Average sale prices generated in the 905 Region were substantially less than City of Toronto. The average sale price for all properties sold was almost 30 percent lower in the 905 Region compared to Toronto, and that does not take into account the heavy weighting of condominium apartments in Toronto. The decline in the average sale price below $1 million, and particularly in the City of Toronto, is primarily condominium apartment sales driven.

It is no surprise that properties took longer to sell in January than they have in years. Days on market have been increasing regularly since the peak of the Toronto and Region resale market in the first quarter of 2022. The increase this January compared to last year was one of the largest, pushing days on market over 40, a number not seen since January 2009. In January 2010 days on market dropped to 28. The length of time properties spent on the market was not universal but varied by housing type and location. It is not surprising that condominium apartments languished, on average, for more than 50 days. Semi-detached properties in the 905 Region sold in 37 days and in only 34 days in the City of Toronto. In Toronto’s eastern trading areas all semi-detached properties sold (on average) in just 21 days, 53 percent faster than the overall days on market, and even more astonishingly, for 109 percent, yes 109 percent, of their asking price. Unfortunately, there were only 30 reported sales of semi-detached properties in all of Toronto’s eastern districts.

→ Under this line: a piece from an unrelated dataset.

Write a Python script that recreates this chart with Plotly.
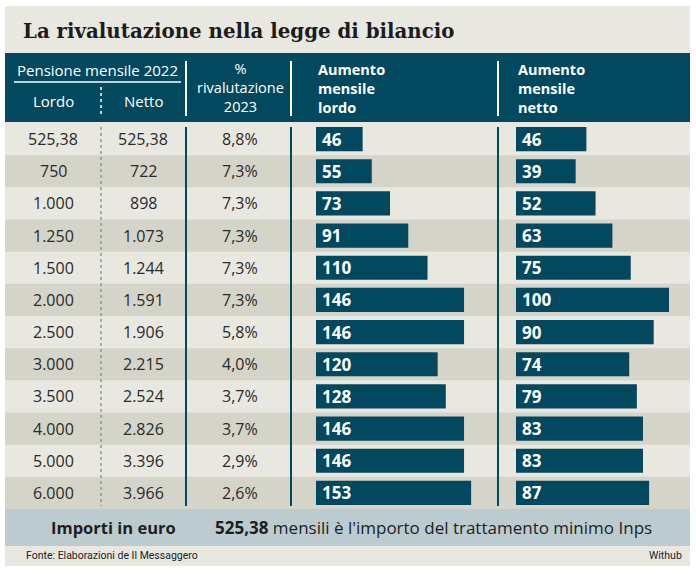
import plotly.graph_objects as go

# ---- data ----
lordo = ["525,38", "750", "1.000", "1.250", "1.500", "2.000", "2.500", "3.000",
         "3.500", "4.000", "5.000", "6.000"]
netto = ["525,38", "722", "898", "1.073", "1.244", "1.591", "1.906", "2.215",
         "2.524", "2.826", "3.396", "3.966"]
rivalutazione = ["8,8%", "7,3%", "7,3%", "7,3%", "7,3%", "7,3%", "5,8%", "4,0%",
                 "3,7%", "3,7%", "2,9%", "2,6%"]
aumento_lordo = [46, 55, 73, 91, 110, 146, 146, 120, 128, 146, 146, 153]
aumento_netto = [46, 39, 52, 63, 75, 100, 90, 74, 79, 83, 83, 87]

title = "La rivalutazione nella legge di bilancio"
header_group = "Pensione mensile 2022"
header_cols = ["Lordo", "Netto"]
header_pct = "%<br>rivalutazione<br>2023"
header_lordo = "Aumento<br>mensile<br>lordo"
header_netto = "Aumento<br>mensile<br>netto"
note_left = "Importi in euro"
note_right = "<b>525,38</b> mensili è l'importo del trattamento minimo Inps"
source = "Fonte: Elaborazioni de Il Messaggero"
credit = "Withub"

# ---- styling / layout ----
W, H = 696, 574
TEAL = "#02495f"
LIGHT = "#e8e7e0"
DARK = "#d5d4c9"
BAND = "#bccbd0"
TXT = "#2a2a2a"
SANS = "Open Sans"
NARROW = "Liberation Sans Narrow, Roboto"

ROW_TOP, ROW_BOT = 123, 509
n = len(lordo)
rh = (ROW_BOT - ROW_TOP) / n
rows = list(range(n))


def px(x):
    return x / W


def py(y):
    return 1 - y / H


fig = go.Figure()

# bars
LX0, LSCALE, LMAX = 316, 1.014, 160
NX0, NSCALE, NMAX = 516, 1.53, 110

for vals, xa in ((aumento_lordo, "x2"), (aumento_netto, "x3")):
    fig.add_trace(go.Bar(
        x=vals, y=rows, orientation="h", xaxis=xa, yaxis="y2",
        width=0.75, marker=dict(color=TEAL, line=dict(width=0)),
        hoverinfo="skip",
    ))

shapes = []


def rect(x0, y0, x1, y1, color):
    shapes.append(dict(type="rect", xref="paper", yref="paper",
                       x0=px(x0), x1=px(x1), y0=py(y0), y1=py(y1),
                       fillcolor=color, line=dict(width=0), layer="below"))


def vline(x, y0, y1, color, width=2, dash="solid"):
    shapes.append(dict(type="line", xref="paper", yref="paper",
                       x0=px(x), x1=px(x), y0=py(y0), y1=py(y1),
                       line=dict(color=color, width=width, dash=dash), layer="below"))


rect(5, 6, 690, 566, LIGHT)
rect(5, 53, 690, 122, TEAL)
for i in rows:
    if i % 2 == 1:
        rect(5, ROW_TOP + i * rh, 690, ROW_TOP + (i + 1) * rh, DARK)
rect(5, 509, 690, 546, BAND)

# header separators
for x in (186, 291, 498):
    vline(x, 61, 116, "white", 2)
vline(101, 87, 117, "white", 1.5, "dot")
shapes.append(dict(type="line", xref="paper", yref="paper",
                   x0=px(14), x1=px(181), y0=py(82), y1=py(82),
                   line=dict(color="white", width=1.5), layer="below"))
# body separators
for x in (186, 291, 498):
    vline(x, 127, 506, TEAL, 2)
vline(101, 127, 506, "#8e989c", 1.5, "dot")

ann = []


def text(x, y, s, size, color, family=SANS, anchor="center", bold=False, yref="paper"):
    ann.append(dict(x=px(x), y=py(y) if yref == "paper" else y, xref="paper", yref=yref,
                    text=("<b>%s</b>" % s) if bold else s, showarrow=False,
                    xanchor=anchor, yanchor="middle", align=anchor if anchor != "right" else "right",
                    font=dict(size=size, color=color, family=family)))


text(21, 31, title, 19.8, "#1c1c1c", family="DejaVu Serif", anchor="left", bold=True)

text(97, 70, header_group, 15, "white")
text(53, 101, header_cols[0], 15, "white")
text(143, 101, header_cols[1], 15, "white")
text(240, 88, header_pct, 14.5, "white")
text(316, 89, header_lordo, 14.5, "white", anchor="left", bold=True)
text(516, 89, header_netto, 14.5, "white", anchor="left", bold=True)

for i in rows:
    text(53, i, lordo[i], 16, TXT, yref="y2")
    text(143, i, netto[i], 16, TXT, yref="y2")
    text(240, i, rivalutazione[i], 16, TXT, yref="y2")
    for vals, xa in ((aumento_lordo, "x2"), (aumento_netto, "x3")):
        ann.append(dict(x=0, y=i, xref=xa, yref="y2", text="<b>%d</b>" % vals[i],
                        showarrow=False, xanchor="left", yanchor="middle", xshift=4,
                        font=dict(size=17, color="white", family=SANS)))

text(113, 527, note_left, 16.5, "#1e1e1e", bold=True)
text(213, 527, note_right, 17, "#1e1e1e", anchor="left")
text(24, 555, source, 10.5, "#222222", family=NARROW, anchor="left")
text(684, 555, credit, 10.5, "#222222", family=NARROW, anchor="right")

hidden = dict(visible=False, showgrid=False, zeroline=False, fixedrange=True)
fig.update_layout(
    width=W, height=H, margin=dict(l=0, r=0, t=0, b=0),
    paper_bgcolor="white", plot_bgcolor="rgba(0,0,0,0)",
    showlegend=False, barmode="overlay",
    shapes=shapes, annotations=ann,
    xaxis2=dict(domain=[px(LX0), px(LX0 + LMAX * LSCALE)], range=[0, LMAX],
                anchor="y2", **hidden),
    xaxis3=dict(domain=[px(NX0), px(NX0 + NMAX * NSCALE)], range=[0, NMAX],
                anchor="y2", **hidden),
    yaxis2=dict(domain=[py(ROW_BOT), py(ROW_TOP)], range=[n - 0.5, -0.5],
                anchor="x2", **hidden),
    xaxis=dict(visible=False), yaxis=dict(visible=False),
)

fig.write_html("out.html", config={"displayModeBar": False},
               post_script="document.body.style.margin='0';"
                           "document.body.style.overflow='hidden';")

The most punishing aspects of the Toronto and Region resale market all came to play in January. Uncertainty has been a market factor since the Trump administration took office in early 2025. Affordability, although it has improved, remains a barrier to homebuying, even with the average sale price declining over 8 percent in January. Lastly, employment uncertainty is top of mind. Statistics Canada reported that in January 25,000 jobs had been lost.

There is no doubt that confidence will return at some point in 2026. If you are a buyer with capital, at this point in time you have time and leverage and therefore the best market opportunity in decades. As confidence returns, and buyers sense the change, they will begin to move before the market opportunity evaporates, as it will. Unfortunately, there are no concrete indicators as to when that will happen. That is the forecast the market is very impatiently waiting for.